J'ai mauvaise conscience lorsque s'accumulent les DVD ou Blu-Ray sans que j'ai le temps de les chroniquer. J'y arrive heureusement de temps en temps, mais je m'interdis généralement d'évoquer un coffret sans en avoir vu l'intégralité, bonus inclus, valeur ajoutée précieuse lorsqu'on s'intéresse vraiment au cinéma. Or un éditeur comme Carlotta (référence au film Vertigo d'Hitchcock) réalise un travail fabuleux et colossal pour un cinéphile. L'année ne dépassant que rarement 365 jours et les projections occupant essentiellement mes soirs, lorsque je ne travaille pas, ne sors pas au spectacle ou pour voir des amis, je suis coincé. J'écris cet article un peu paresseux alors que je combats un torticolis aigu en espérant arriver à me concentrer ! Je regarde évidemment beaucoup d'autres choses, anciennes ou récentes, films ou séries... Je n'ai pas le même problème avec les disques que j'écoute en journée et qui me prennent tout de même beaucoup moins de temps.
J'ai rassemblé six coffrets de grand intérêt, il y en a d'autres, alors que je n'ai fait que les effleurer. J'ai pourtant vu tous les films de Jean Eustache ou de Pier Paolo Pasolini dans le passé, mais il me serait indispensable de les revoir pour en parler avec un point de vue personnel qui a probablement évolué avec le temps. À signaler que tous ces films ont été superbement remasterisés. Le coffret Eustache est accompagné d'un livre de 160 pages, et tous les longs métrages et trois courts sont enrichis de 2 heures 30 d'archives télévisées et radiophoniques exclusives... [Correction : j'avais oublié que j'avais déjà chroniqué ce coffret ! Aïe aïe aïe, ça commence mal]...
Celui de Pasolini offre neuf films de 1961 à 1969 avec six heures de suppléments dont l'incontournable Cinéastes de notre Temps "Pasolini l'enragé" réalisé par Jean-André Fieschi (version longue de 98 minutes) ; y figurent mes préférés, La Ricotta et Des oiseaux petits et grands (Uccellacci e uccellini), mais je regrette l'absence de ses courts métrages de l'époque (comme La Terre vue de la Lune et Che cosa sono le nuvole ?) que j'adore tout autant, probablement grâce à la présence de Toto et Ninetto Davoli.
Le récent coffret consacré à Otar Iosseliani est carrément une intégrale en 9 Blu-Ray, soit plus d'une vingtaine de courts et longs métrages, documentaires et fictions, avec un livret de 220 pages.

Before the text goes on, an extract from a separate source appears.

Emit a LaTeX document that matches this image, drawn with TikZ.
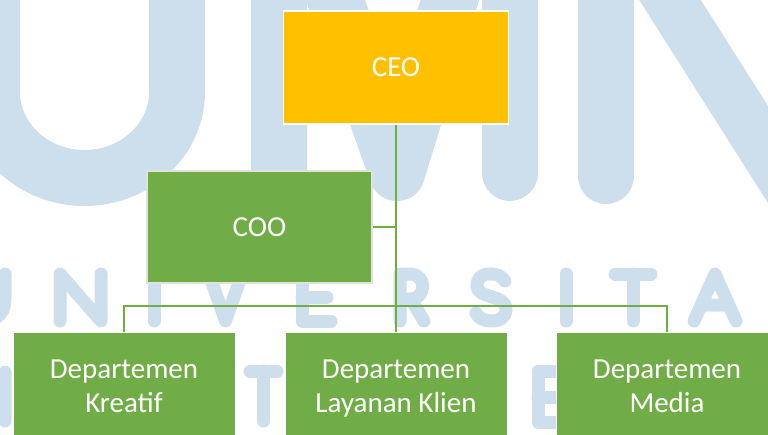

Il y a une poésie unique chez Iosseliani, une poésie d'anthropologue, la comédie agissant comme un antidote à l'absurdité de l'humanité.
Je suis moins sensible aux coffrets de Stanley Kwan et Shin'ya Tsukamoto, même s'ils m'intéressent également. Celui de Kwan présente quatre films dont une version Director'cut de 155 minutes de Center Stage et un documentaire sur le cinéma chinois axé sur le genre et la sexualité par Kwan lui-même. Romantisme hong-kongais et corrosivité nippone ! Le coffret de Tsukamoto propose huit longs métrages, deux moyens métrages et un livret de 80 pages toujours aussi soigné. Les suppléments débordent de l'un comme de l'autre. Je me demande parfois si je ne devrais pas essentiellement évoquer les bonus qu'on ne trouve évidemment pas ailleurs et qui font pour moi tout l'intérêt de ces riches rétrospectives. Mais j'avoue par exemple préférer Mizoguchi, Oshima ou Imamura que l'on retrouvera au catalogue.
Pour terminer, le coffret World Cinema Project présenté par Martin Scorsese offre huit découvertes du patrimoine cinématographique mondial dont j'avais chroniqué trois d'entre eux il y a douze ans (Les révoltés d'Alvarado, Transes, La flûte de roseau). Je m'y replongerai une des ces nuits, mais en attendant et en fonction de vos goûts, laissez vous séduire par ces festivals fantastiques qui permettent d'entrer dans le monde d'un cinéaste ou de découvrir des œuvres rares. Si les contrats d'édition étaient éternels, Carlotta pourrait jouer un rôle de cinémathèque domestique, mais certains films disparaissent hélas parfois de leur catalogue.